[Task description]: Gather all lines containing the string "seaborn" and copy them out.

═════ Information provided ═════

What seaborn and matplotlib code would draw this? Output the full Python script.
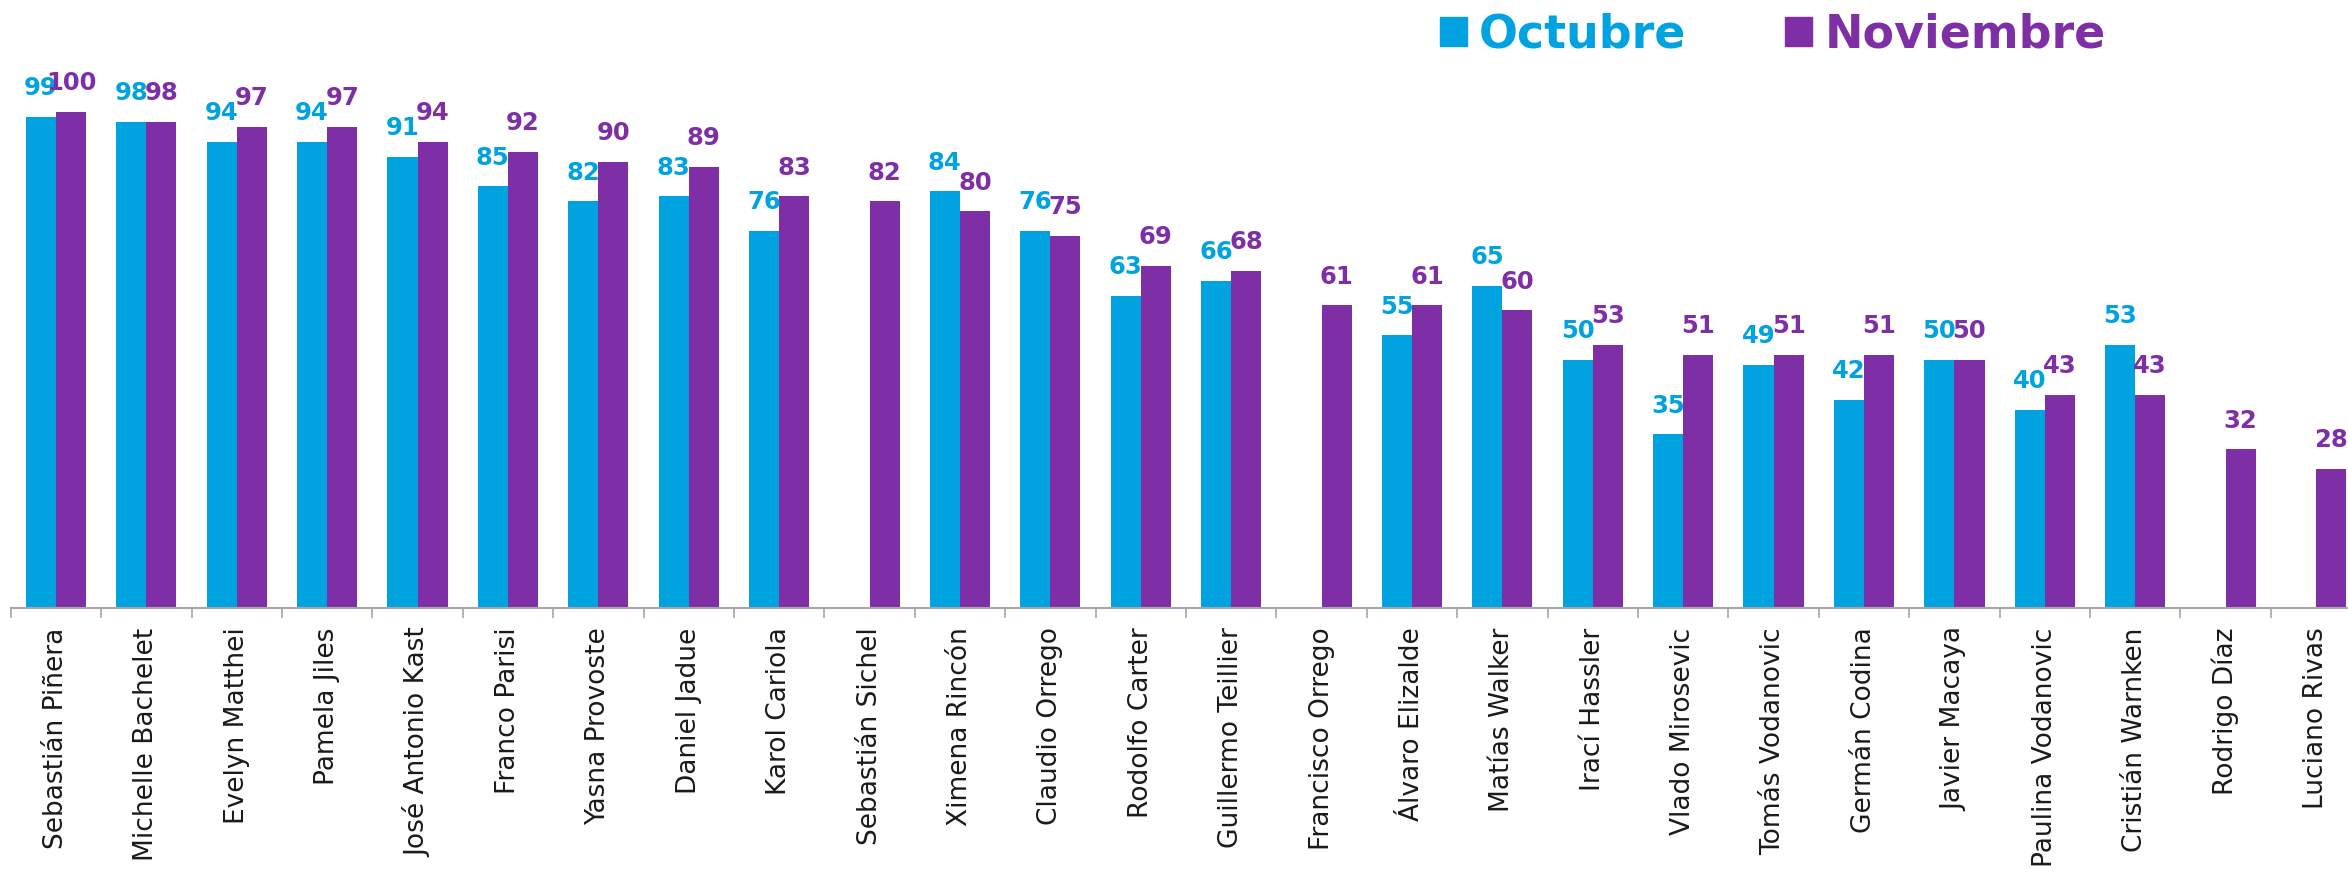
import numpy as np
import pandas as pd
import matplotlib.pyplot as plt
import seaborn as sns
from matplotlib.patches import Patch

sns.set_theme(style='white')
plt.rcParams['font.family'] = ['DejaVu Sans']

# datos
nombres = ['Sebastián Piñera', 'Michelle Bachelet', 'Evelyn Matthei', 'Pamela Jiles',
           'José Antonio Kast', 'Franco Parisi', 'Yasna Provoste', 'Daniel Jadue',
           'Karol Cariola', 'Sebastián Sichel', 'Ximena Rincón', 'Claudio Orrego',
           'Rodolfo Carter', 'Guillermo Teillier', 'Francisco Orrego', 'Álvaro Elizalde',
           'Matías Walker', 'Irací Hassler', 'Vlado Mirosevic', 'Tomás Vodanovic',
           'Germán Codina', 'Javier Macaya', 'Paulina Vodanovic', 'Cristián Warnken',
           'Rodrigo Díaz', 'Luciano Rivas']
octubre = [99, 98, 94, 94, 91, 85, 82, 83, 76, np.nan, 84, 76, 63, 66, np.nan, 55,
           65, 50, 35, 49, 42, 50, 40, 53, np.nan, np.nan]
noviembre = [100, 98, 97, 97, 94, 92, 90, 89, 83, 82, 80, 75, 69, 68, 61, 61,
             60, 53, 51, 51, 51, 50, 43, 43, 32, 28]
meses = ['Octubre', 'Noviembre']
colores = ['#00A3E0', '#7F2FA5']

df = pd.DataFrame({
    'nombre': nombres * 2,
    'mes': ['Octubre'] * len(nombres) + ['Noviembre'] * len(nombres),
    'valor': octubre + noviembre,
}).dropna()

fig = plt.figure(figsize=(23.48, 8.74), dpi=100)
ax = fig.add_axes([10.7 / 2348, 266 / 874, 1 - 10.7 / 2348, 608 / 874])

sns.barplot(data=df, x='nombre', y='valor', hue='mes', order=nombres, hue_order=meses,
            palette=colores, width=0.668, saturation=1, errorbar=None, legend=False,
            linewidth=0, ax=ax)

for cont, c in zip(ax.containers, colores):
    ax.bar_label(cont, fmt='%d', padding=12, color=c, fontsize=17.5, fontweight='bold')

ax.set_ylim(0, 122.6)
ax.set_xlim(-0.5, 25.355)
ax.set_yticks([])
ax.set_xlabel('')
ax.set_ylabel('')
sns.despine(ax=ax, left=True)
ax.spines['bottom'].set_color('#A6A6A6')
ax.spines['bottom'].set_linewidth(1.5)

ax.set_xticks(range(len(nombres)))
ax.set_xticklabels(nombres, rotation=90, fontsize=19, color='#1a1a1a')
ax.set_xticks(np.arange(len(nombres)) - 0.5, minor=True)
ax.tick_params(axis='x', which='major', length=0, pad=14)
ax.tick_params(axis='x', which='minor', bottom=True, length=7, width=1.2,
               color='#A6A6A6', direction='out')

handles = [Patch(color=c) for c in colores]
fig.legend(handles, meses, loc='center left', bbox_to_anchor=(1440 / 2348, 1 - 35 / 874),
           ncol=2, frameon=False, prop={'weight': 'bold', 'size': 33}, labelcolor=colores,
           handlelength=0.59, handleheight=0.59, handletextpad=0.26, columnspacing=2.16,
           borderpad=0, borderaxespad=0)

fig.savefig('out.png', dpi=100)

═════

[Output of the task]:
What seaborn and matplotlib code would draw this? Output the full Python script.
import seaborn as sns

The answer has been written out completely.